STORIA | 02/01/2018 | 07:20 Coppi: Fausto Coppi. Castellania: la chiesetta, il mausoleo, la piazza intitolata a Candido Cannavò, il paese neanche cento anime, ma il villaggio globale, i locali del Comune, la casa-museo, i murales e la statua, la locanda. Cinquantotto anni fa: il 2 gennaio 1960, alle 8.45 di mattina, non qua su a Castellania, ma là sotto a Tortona, in pianura, nell’ospedale, quando l’Airone chiuse le ali e il suo angelo custode, Ettore Milano (l’altro: Sandrino Carrea), gli chiuse gli occhi. Coppi era freddo e nebbia d’inverno e caldo e zanzare d’estate, una famiglia come tante numerosa, numerosa anche di povertà e semplicità, una sola classe per tutta la scuola elementare, l’Italia ristretta fra le due guerre mondiali. Coppi era una voce del verbo faticare aspettare sognare, una voce del silenzio, una voce che sarebbe diventata del padrone ma senza mai spadroneggiare. Coppi era una bicicletta da salumiere, poi una Prina, poi una Legnano e, per sempre, una Bianchi.
Coppi era un ciuffo ribelle, un naso affilato, uno sguardo febbricitante, una smorfia ferita, un petto carenato, un torace pneumatico, due gambe meccaniche, due caviglie affusolate, due piedi alati. Coppi era lo strafuso, il dardéla, ‘l muntagné, era questo qui, era quello là, era un garzone, poi un gregario, una maglia rosa, una maglia bianco e celeste, una maglia gialla, una maglia tricolore e azzurra, una maglia iridata, l’Airone, il Campionissimo.

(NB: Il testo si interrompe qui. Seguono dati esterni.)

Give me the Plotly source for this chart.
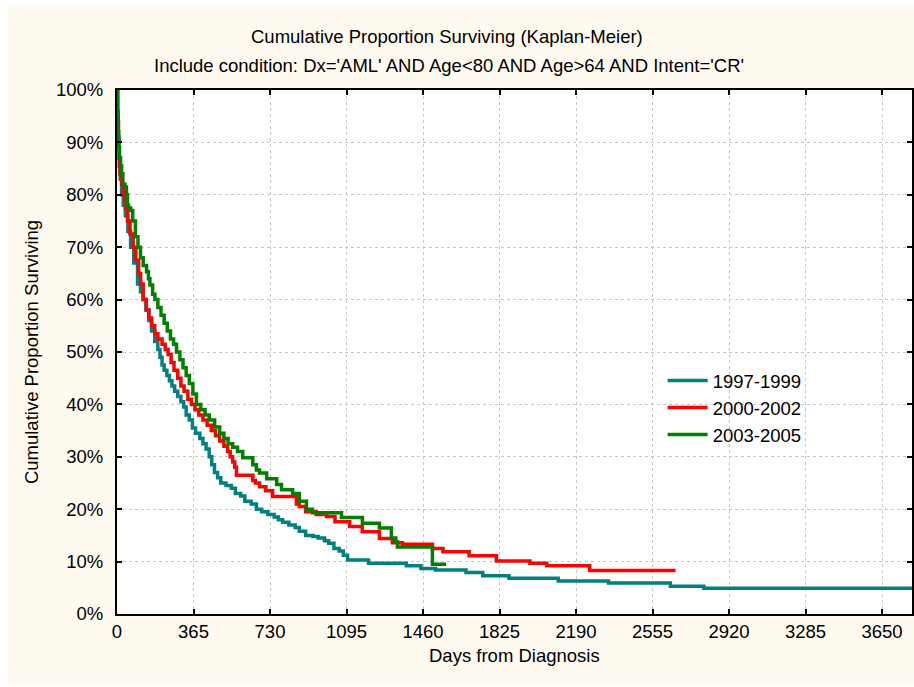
import plotly.graph_objects as go

# ---- data ----
teal_days = [0, 3, 6, 10, 15, 22, 30, 40, 52, 65, 80, 98, 112, 124, 138, 152, 165, 180, 195, 205,
             215, 225, 238, 250, 262, 275, 290, 305, 318, 330, 345, 360, 375, 395, 410, 425, 440,
             452, 465, 480, 495, 520, 545, 565, 590, 610, 640, 665, 690, 720, 750, 770, 790, 820,
             850, 870, 900, 935, 960, 990, 1010, 1035, 1060, 1080, 1100, 1200, 1380, 1450, 1520,
             1665, 1745, 1870, 2105, 2345, 2640, 2800, 3800]
teal_surv = [1.00, 0.95, 0.91, 0.87, 0.83, 0.80, 0.78, 0.76, 0.73, 0.70, 0.67, 0.63, 0.615, 0.60,
             0.58, 0.56, 0.54, 0.52, 0.505, 0.49, 0.475, 0.465, 0.455, 0.445, 0.435, 0.425, 0.415,
             0.405, 0.395, 0.38, 0.37, 0.355, 0.345, 0.335, 0.325, 0.315, 0.30, 0.285, 0.27, 0.26,
             0.25, 0.245, 0.24, 0.23, 0.225, 0.215, 0.21, 0.20, 0.195, 0.19, 0.185, 0.18, 0.175,
             0.17, 0.165, 0.158, 0.15, 0.148, 0.145, 0.14, 0.135, 0.125, 0.12, 0.112, 0.103, 0.097,
             0.092, 0.087, 0.084, 0.079, 0.073, 0.068, 0.063, 0.059, 0.053, 0.049, 0.049]

red_days = [0, 3, 7, 11, 14, 22, 30, 40, 50, 62, 77, 90, 103, 113, 125, 140, 152, 165, 180, 195,
            215, 230, 244, 258, 272, 290, 305, 320, 338, 355, 372, 390, 410, 430, 450, 470, 490,
            510, 528, 540, 552, 562, 570, 648, 660, 680, 710, 742, 856, 870, 900, 950, 1000, 1040,
            1110, 1170, 1252, 1314, 1362, 1505, 1555, 1680, 1810, 1970, 2050, 2255, 2665]
red_surv = [1.00, 0.94, 0.89, 0.855, 0.84, 0.82, 0.80, 0.775, 0.75, 0.725, 0.70, 0.675, 0.65, 0.63,
            0.60, 0.58, 0.565, 0.55, 0.535, 0.525, 0.515, 0.505, 0.495, 0.48, 0.465, 0.45, 0.435,
            0.425, 0.41, 0.40, 0.39, 0.38, 0.37, 0.36, 0.35, 0.34, 0.33, 0.32, 0.31, 0.30, 0.29,
            0.28, 0.265, 0.255, 0.25, 0.243, 0.235, 0.224, 0.21, 0.205, 0.195, 0.19, 0.186, 0.176,
            0.167, 0.157, 0.144, 0.136, 0.133, 0.125, 0.119, 0.111, 0.101, 0.097, 0.092, 0.083,
            0.083]

green_days = [0, 2, 5, 8, 12, 17, 22, 28, 38, 45, 50, 55, 65, 75, 88, 100, 112, 125, 141, 150, 157,
              170, 181, 195, 210, 225, 240, 255, 270, 284, 300, 315, 330, 345, 362, 379, 400, 420,
              440, 466, 490, 510, 530, 552, 575, 600, 648, 665, 680, 714, 762, 785, 838, 870, 904,
              933, 1071, 1171, 1252, 1309, 1330, 1338, 1505, 1570]
green_surv = [1.00, 0.96, 0.92, 0.89, 0.87, 0.855, 0.84, 0.82, 0.815, 0.80, 0.78, 0.775, 0.77, 0.75,
              0.72, 0.70, 0.68, 0.665, 0.653, 0.64, 0.628, 0.61, 0.60, 0.585, 0.57, 0.555, 0.54,
              0.525, 0.515, 0.50, 0.485, 0.47, 0.455, 0.44, 0.42, 0.40, 0.39, 0.38, 0.37, 0.357,
              0.345, 0.335, 0.325, 0.318, 0.31, 0.298, 0.285, 0.275, 0.269, 0.258, 0.247, 0.237,
              0.23, 0.215, 0.20, 0.193, 0.184, 0.173, 0.164, 0.145, 0.138, 0.128, 0.095, 0.095]

series_names = ["1997-1999", "2000-2002", "2003-2005"]
x_ticks = [0, 365, 730, 1095, 1460, 1825, 2190, 2555, 2920, 3285, 3650]
y_ticks = [0, 0.1, 0.2, 0.3, 0.4, 0.5, 0.6, 0.7, 0.8, 0.9, 1.0]
y_tick_text = ["0%", "10%", "20%", "30%", "40%", "50%", "60%", "70%", "80%", "90%", "100%"]

title1 = "Cumulative Proportion Surviving (Kaplan-Meier)"
title2 = "Include condition: Dx='AML' AND Age<80 AND Age>64 AND Intent='CR'"
x_title = "Days from Diagnosis"
y_title = "Cumulative Proportion Surviving"

# ---- figure ----
W, H = 914, 687
L, R, T, B = 117, 0, 90, 73
pw, ph = W - L - R, H - T - B

def px_x(p):
    return (p - L) / pw

def px_y(p):
    return (H - B - p) / ph

FONT = "Liberation Sans, Arial, sans-serif"
FS = 18.5
colors = ["#008080", "#FF0000", "#008000"]
data = [(teal_days, teal_surv), (red_days, red_surv), (green_days, green_surv)]
legends = ["legend", "legend2", "legend3"]
legend_y_px = [381, 408, 435]

fig = go.Figure()
for (d, s), name, c, lg in zip(data, series_names, colors, legends):
    fig.add_trace(go.Scatter(x=d, y=s, mode="lines", name=name, line=dict(color=c, width=3.5, shape="hv"),
                             legend=lg, showlegend=True))

leg_common = dict(bgcolor="rgba(0,0,0,0)", borderwidth=0, font=dict(family=FONT, size=FS, color="black"),
                  xanchor="left", yanchor="middle", x=px_x(664), itemwidth=40)

fig.update_layout(
    width=W, height=H,
    margin=dict(l=L, r=R, t=T, b=B, pad=0),
    paper_bgcolor="white",
    plot_bgcolor="white",
    font=dict(family=FONT, size=FS, color="black"),
    legend=dict(**leg_common, y=px_y(legend_y_px[0])),
    legend2=dict(**leg_common, y=px_y(legend_y_px[1])),
    legend3=dict(**leg_common, y=px_y(legend_y_px[2])),
    xaxis=dict(range=[0, 3793], tickvals=x_ticks, ticks="inside", ticklen=5, tickwidth=2, tickcolor="black",
               showline=True, linecolor="black", linewidth=2, mirror="ticks",
               showgrid=True, gridcolor="#c8c8c8", griddash="dot", gridwidth=1, zeroline=False,
               tickfont=dict(family=FONT, size=FS), ticklabelstandoff=0),
    yaxis=dict(range=[0, 1], tickvals=y_ticks, ticktext=y_tick_text, ticks="inside", ticklen=5, tickwidth=2,
               tickcolor="black", showline=True, linecolor="black", linewidth=2, mirror="ticks",
               showgrid=True, gridcolor="#c8c8c8", griddash="dot", gridwidth=1, zeroline=False,
               tickfont=dict(family=FONT, size=FS), ticklabelstandoff=8,
               title=dict(text=y_title, font=dict(family=FONT, size=FS), standoff=12)),
    shapes=[
        dict(type="rect", xref="paper", yref="paper", x0=px_x(7), x1=px_x(920), y0=px_y(685), y1=px_y(7),
             fillcolor="#FFFAF0", line=dict(width=0), layer="below"),
        dict(type="rect", xref="paper", yref="paper", x0=0, x1=1, y0=0, y1=1,
             fillcolor="white", line=dict(width=0), layer="below"),
    ],
    annotations=[
        dict(text=title1, xref="paper", yref="paper", x=px_x(448), y=px_y(36), showarrow=False,
             xanchor="center", yanchor="middle", font=dict(family=FONT, size=FS)),
        dict(text=title2, xref="paper", yref="paper", x=px_x(450), y=px_y(66), showarrow=False,
             xanchor="center", yanchor="middle", font=dict(family=FONT, size=FS)),
        dict(text=x_title, xref="paper", yref="paper", x=px_x(515), y=px_y(655), showarrow=False,
             xanchor="center", yanchor="middle", font=dict(family=FONT, size=FS)),
    ],
)

fig.write_html("out.html")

Coppi era una bandiera, un simbolo, un inno, un inno alla vita, all’avventura, alla gioia, era la radio, il giornale, era la prima pagina della “Gazzetta dello Sport” e la copertina della “Domenica del Corriere”, era titolo e un’invocazione, era un ritaglio, una figurina, una biglia, era un pezzo di Orio Vergani, un fogliettone di Curzio Malaparte, una visione di Dino Buzzati, un articolo di Rino Negri, una cronaca di Mario Fossati, un elogio di Candido Cannavò.
Coppi era una vittoria e comunque una rivincita, era un inizio e la sua fine è stato l’inizio di un’altra epoca, di un’altra era, una sorta di spartiacque, il prima e il dopo, un dopo fondato sul prima, perché a quel punto Coppi era il ciclismo, a pedali e a parole, a immagini e a pensieri, a scienza e a letteratura, in eterna fuga e al suo infinito inseguimento.
Ecco perché il 2 gennaio, ogni 2 gennaio, si ricorda Coppi ma si festeggia la bicicletta e si celebra il ciclismo. E tutto aiuta a tirare avanti: la messa nella chiesetta di Castellania, il mercatino dell’usato e dell’antico, il calendario, i premi Welcome Castellania (stavolta a Paolo Viberti e Sergio Meda) e Fausto Balduzzi (a Andrea Corradi), la presentazione di un libro (stavolta “Un’altra storia di Fausto Coppi” di Salvatore Lombardo con Faustino Coppi al Museo dei Campionissimi di Novi Ligure) e poi gli incontri cicloletterari nel Borgo di Castellania e nella locanda Il Grande Airone.
Siamo tutti coppiani: Coppi era un lontano parente, e in quel Coppi c’eravamo già anche noi.